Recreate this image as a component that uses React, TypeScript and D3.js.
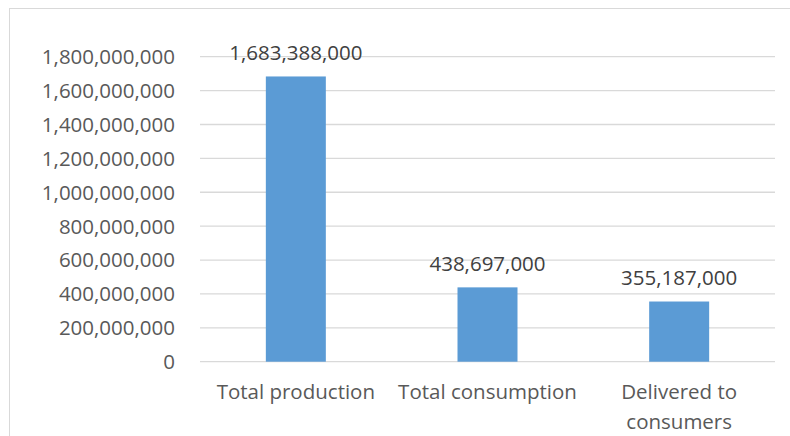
import React from "react";
import * as d3 from "d3";

const categories: string[][] = [["Total production"], ["Total consumption"], ["Delivered to", "consumers"]];
const values: number[] = [1683388000, 438697000, 355187000];
const yTicks: number[] = [0, 200000000, 400000000, 600000000, 800000000, 1000000000, 1200000000, 1400000000, 1600000000, 1800000000];

const W = 790;
const H = 436;
const FONT = "'Open Sans', sans-serif";
const FS = 20.5;

export default function App() {
  const plotLeft = 200;
  const plotRight = 775;
  const y = d3.scaleLinear().domain([0, 1800000000]).range([361.7, 56.7]);
  const x = d3.scaleBand<number>().domain(categories.map((_, i) => i)).range([plotLeft, plotRight]).paddingInner(0).paddingOuter(0);
  const barW = x.bandwidth() * 0.313;
  const fmt = d3.format(",");

  return (
    <svg width={W} height={H} style={{ position: "absolute", left: 0, top: 0, background: "#fff" }}>
      <rect x={9.5} y={8.5} width={900} height={600} fill="#fff" stroke="#D9D9D9" strokeWidth={1} />
      {yTicks.map((t) => (
        <g key={t}>
          <line x1={plotLeft} x2={plotRight} y1={y(t)} y2={y(t)} stroke="#D9D9D9" strokeWidth={1.3} />
          <text x={175} y={y(t)} dy="0.36em" textAnchor="end" fontFamily={FONT} fontSize={FS} fill="#595959">
            {fmt(t)}
          </text>
        </g>
      ))}
      {values.map((v, i) => {
        const cx = (x(i) as number) + x.bandwidth() / 2;
        return (
          <g key={i}>
            <rect x={cx - barW / 2} y={y(v)} width={barW} height={y(0) - y(v)} fill="#5B9BD5" />
            <text x={cx} y={y(v) - 24} dy="0.36em" textAnchor="middle" fontFamily={FONT} fontSize={FS} fill="#404040">
              {fmt(v)}
            </text>
            {categories[i].map((line, j) => (
              <text key={j} x={cx} y={392 + j * 30} dy="0.36em" textAnchor="middle" fontFamily={FONT} fontSize={FS} fill="#595959">
                {line}
              </text>
            ))}
          </g>
        );
      })}
    </svg>
  );
}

......

* [AIM OF THE TASK] Give the data again exactly as written, with all pictures left out.

* [RESULT OF THE TASK]
Recreate this image as a component that uses React, TypeScript and D3.js.
import React from "react";
import * as d3 from "d3";

const categories: string[][] = [["Total production"], ["Total consumption"], ["Delivered to", "consumers"]];
const values: number[] = [1683388000, 438697000, 355187000];
const yTicks: number[] = [0, 200000000, 400000000, 600000000, 800000000, 1000000000, 1200000000, 1400000000, 1600000000, 1800000000];

const W = 790;
const H = 436;
const FONT = "'Open Sans', sans-serif";
const FS = 20.5;

export default function App() {
  const plotLeft = 200;
  const plotRight = 775;
  const y = d3.scaleLinear().domain([0, 1800000000]).range([361.7, 56.7]);
  const x = d3.scaleBand<number>().domain(categories.map((_, i) => i)).range([plotLeft, plotRight]).paddingInner(0).paddingOuter(0);
  const barW = x.bandwidth() * 0.313;
  const fmt = d3.format(",");

  return (
    <svg width={W} height={H} style={{ position: "absolute", left: 0, top: 0, background: "#fff" }}>
      <rect x={9.5} y={8.5} width={900} height={600} fill="#fff" stroke="#D9D9D9" strokeWidth={1} />
      {yTicks.map((t) => (
        <g key={t}>
          <line x1={plotLeft} x2={plotRight} y1={y(t)} y2={y(t)} stroke="#D9D9D9" strokeWidth={1.3} />
          <text x={175} y={y(t)} dy="0.36em" textAnchor="end" fontFamily={FONT} fontSize={FS} fill="#595959">
            {fmt(t)}
          </text>
        </g>
      ))}
      {values.map((v, i) => {
        const cx = (x(i) as number) + x.bandwidth() / 2;
        return (
          <g key={i}>
            <rect x={cx - barW / 2} y={y(v)} width={barW} height={y(0) - y(v)} fill="#5B9BD5" />
            <text x={cx} y={y(v) - 24} dy="0.36em" textAnchor="middle" fontFamily={FONT} fontSize={FS} fill="#404040">
              {fmt(v)}
            </text>
            {categories[i].map((line, j) => (
              <text key={j} x={cx} y={392 + j * 30} dy="0.36em" textAnchor="middle" fontFamily={FONT} fontSize={FS} fill="#595959">
                {line}
              </text>
            ))}
          </g>
        );
      })}
    </svg>
  );
}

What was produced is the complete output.